Beckett’s faith is largely justified when, after two months, her sunburned and unconscious soulmate is found adrift in the Atlantic Ocean in a dingy. He remembers nothing (a big shoutout to DoG reader and commenter bobsuncorp who rightly predicted just such an amnesia twist five months ago on my season 6 finale review), and the rest of the episode is devoted to the team continuing to try to retrace Castle’s footsteps while the writer himself is left to try to correct the perception that he intentionally ran away essentially to go camping. And while Beckett admits that she has had her moments of doubt, it’s clear by the end of the episode (when they find out that the witness who provided the strongest evidence that Castle willingly stayed away from her is not the Henry Jenkins he claimed to be and has since disappeared) that she believes that her beloved is being honest when he says he has no memory of the time he was gone.
Which means that last week’s mystery is essentially just a set-up with no payoff. Okay, so that’s not a problem in and of itself. The search for what really happened to Castle in those two months might make a good story arc, lasting either a couple of episodes or an entire season – if the writers were particularly skilled. Unfortunately, their track record does not really bear out any faith that they might be successful if they take that latter and more challenging road. In fact, Driven’s last scene specifically undercuts that hope even though the scene is focused on another facet of the show entirely.
Let’s say you are about to marry the love of your life. That person is taken but finally manages to make it back to you. The story your fiancé tells is far-fetched, yes, but you know each other well enough to know that he or she is telling you the truth. You are finally alone together. How do you react to that bit of privacy?
I think most of us would draw the curtains and refuse to be separated again for a decent interval.
Instead, Beckett and Castle spend these precious moments discussing how the separation has essentially broken them as a couple, and they now appear to us to emotionally be where they were two seasons ago. In other words, the writers have emotionally retconned the romance at the heart of the show in order to make us wait who knows how long for another chance to see these two married off, and they do it in a way that makes literally no sense – not just for this couple but for any couple that didn’t suffer from severe commitment phobia (which they don’t).

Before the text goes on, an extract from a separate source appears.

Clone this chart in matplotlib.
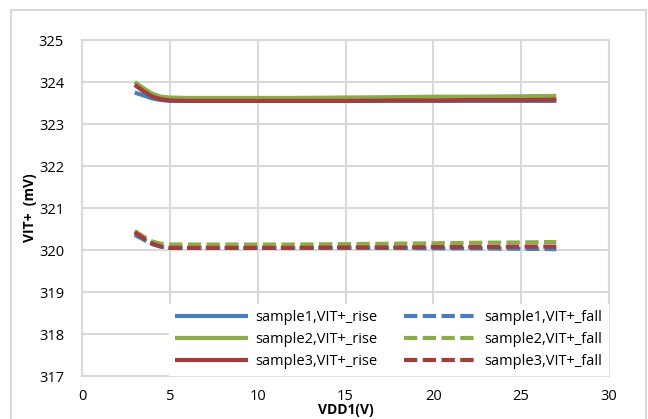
import matplotlib
matplotlib.use("Agg")
import matplotlib.pyplot as plt
from matplotlib.patches import Rectangle

plt.rcParams['font.family'] = ['Open Sans', 'DejaVu Sans']

# -------------------------------
# Data
# -------------------------------
vdd = [3, 3.5, 4, 4.5, 5, 6, 8, 10, 12, 15, 18, 20, 22, 25, 27]

s1_rise = [323.75, 323.68, 323.61, 323.57, 323.55, 323.55, 323.55, 323.55,
           323.55, 323.55, 323.55, 323.55, 323.55, 323.55, 323.55]
s2_rise = [324.00, 323.85, 323.72, 323.65, 323.63, 323.62, 323.62, 323.62,
           323.62, 323.63, 323.64, 323.65, 323.65, 323.66, 323.67]
s3_rise = [323.93, 323.78, 323.65, 323.59, 323.56, 323.55, 323.55, 323.55,
           323.55, 323.55, 323.56, 323.56, 323.57, 323.57, 323.58]

s1_fall = [320.36, 320.25, 320.14, 320.08, 320.06, 320.05, 320.05, 320.05,
           320.05, 320.05, 320.05, 320.04, 320.04, 320.03, 320.02]
s2_fall = [320.45, 320.32, 320.2, 320.15, 320.13, 320.13, 320.13, 320.13,
           320.13, 320.14, 320.15, 320.16, 320.17, 320.18, 320.19]
s3_fall = [320.42, 320.28, 320.15, 320.08, 320.05, 320.05, 320.05, 320.05,
           320.05, 320.06, 320.06, 320.07, 320.07, 320.08, 320.08]

labels = ["sample1,VIT+_rise", "sample2,VIT+_rise", "sample3,VIT+_rise",
          "sample1,VIT+_fall", "sample2,VIT+_fall", "sample3,VIT+_fall"]

blue = "#4A7EBB"
green = "#8DAA4C"
red = "#A23D3B"
grid_col = "#D9D9D9"

# -------------------------------
# Figure
# -------------------------------
fig = plt.figure(figsize=(6.48, 4.19), dpi=100)
ax = fig.add_axes([82/648, 1-376/419, (609-82)/648, (376-40)/419])

# outer chart border
fig.patches.append(Rectangle((11/648, -0.02), (646-11)/648, 1-10/419+0.02,
                             transform=fig.transFigure, fill=False,
                             edgecolor=grid_col, linewidth=1.5))

lw = 3
dash = (3.2, 1.3)
ax.plot(vdd, s1_rise, color=blue, lw=lw, solid_capstyle='butt', label=labels[0])
ax.plot(vdd, s2_rise, color=green, lw=lw, solid_capstyle='butt', label=labels[1])
ax.plot(vdd, s3_rise, color=red, lw=lw, solid_capstyle='butt', label=labels[2])
ax.plot(vdd, s1_fall, color=blue, lw=lw, dashes=dash, label=labels[3])
ax.plot(vdd, s2_fall, color=green, lw=lw, dashes=dash, label=labels[4])
ax.plot(vdd, s3_fall, color=red, lw=lw, dashes=dash, label=labels[5])

ax.set_xlim(0, 30)
ax.set_ylim(317, 325)
ax.set_xticks(range(0, 31, 5))
ax.set_yticks(range(317, 326))
ax.grid(True, color=grid_col, lw=1.5)
ax.set_axisbelow(True)
ax.tick_params(length=0, labelsize=10.5)
ax.tick_params(axis='x', pad=9)
ax.tick_params(axis='y', pad=13)
for sp in ax.spines.values():
    sp.set_color(grid_col)
    sp.set_linewidth(1.5)

ax.set_xlabel("VDD1(V)", fontsize=10, fontweight='bold', va='center')
ax.xaxis.set_label_coords(0.5, -0.101)
ax.set_ylabel("VIT+  (mV)", fontsize=10, fontweight='bold', va='center')
ax.yaxis.set_label_coords(-0.099, 0.5)

leg = ax.legend(ncol=2, loc='lower right', bbox_to_anchor=(1, 0),
                borderaxespad=0.1, fontsize=10.5, handlelength=5.0,
                frameon=True, fancybox=False, framealpha=1,
                edgecolor='white', columnspacing=1.8, labelspacing=0.48,
                handletextpad=0.5)

fig.savefig("out.png", dpi=100)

At least this week’s Montreal does a better job with the mystery aspect. In the episode’s short-term plot, we get an interesting story about a toy seller who no one would ever want to kill but who still ends up murdered. It’s a little disappointing that this tale was shoehorned into an episode with so much else going on, because it had some of the better twists and turns we’ve seen from the show in a while. An expanded version might have made a great episode.
But our attention was really on the larger-arc mystery—the weaker of the two storylines. Granted, the “lost memory” premise is a weak foundation on which to build. It’s hard not to nod in agreement when the interviewer in the episode’s first scene confronts Castle on air: “If this were one of your books, wouldn’t you find this plot a little hard to swallow? I mean, amnesia? Really?” But incredulous as we might be, the episode does expand on the set-up and complicates it in some interesting (but not really novel ways). We soon learn that whatever happened to Castle, it seems to have been – at least partially – at his own hands. In addition to finding out that Castle feared for his life during those lost months (enough to record last messages to his loved ones), we also are also led to believe that, far from being an adversary, Henry Jenkins may have been an accomplice who was merely helping Castle to carry out his plan to forget all about his Beckett-less travels.
And while the episode does not really clarify much about where Castle was, it does drop a gem into our laps instead – an interesting tidbit about another mystery in the writer’s life. Jenkins attempts to get Castle to back off of his search for the truth by relaying back to him something that Castle gave him as a proof for just such occasion: he says that Castle told him a story three weeks earlier about the real reason he became a mystery writer, referencing something that happened to the hero when he was eleven in Hollander’s Woods. There’s a lot of promise in the cryptic allusion, especially if Fillion’s reaction shot is anything to go on.
But again, for the third episode in a row, the final moments undermine our confidence in Marlowe and his writers. After returning to New York and telling Beckett and his family what he has (not) learned, Caskett retire to the bedroom where Rick tells Kate he wants to marry her the next morning; he doesn’t want to wait. She resists, this time with a slightly more plausible reason—she thinks he’s in a hurry because he’s looking for an emotional foothold to help him deal with choosing not to learn what really happened to him—but rather than our hero seeming reluctant but willing to give her the space she usually needs (as we saw last week), we instead get that thin-lipped, angry, determined Castle look that usually tells us that there’s going to be some serious trouble. Yes, it quickly disappears as he again turns back to her with a smile and a promise to do what she asks, but we know that that it just a smokescreen for his true feelings.
So while Castle reassured Beckett last week that “We’ll get there. We’ll find our way home,” we are left with the sense that it won’t be anytime soon. And if the writers are going to continue to drag this out (losing more fans along the way), then the least they could do is stop bludgeoning us with this fact. We get it: you think that the show’s over the minute they marry (even if your fans don’t). And some of us are determined to hold out to the bitter end on this one. But it would be great if we could get through at least one episode without salt being poured into this particular wound.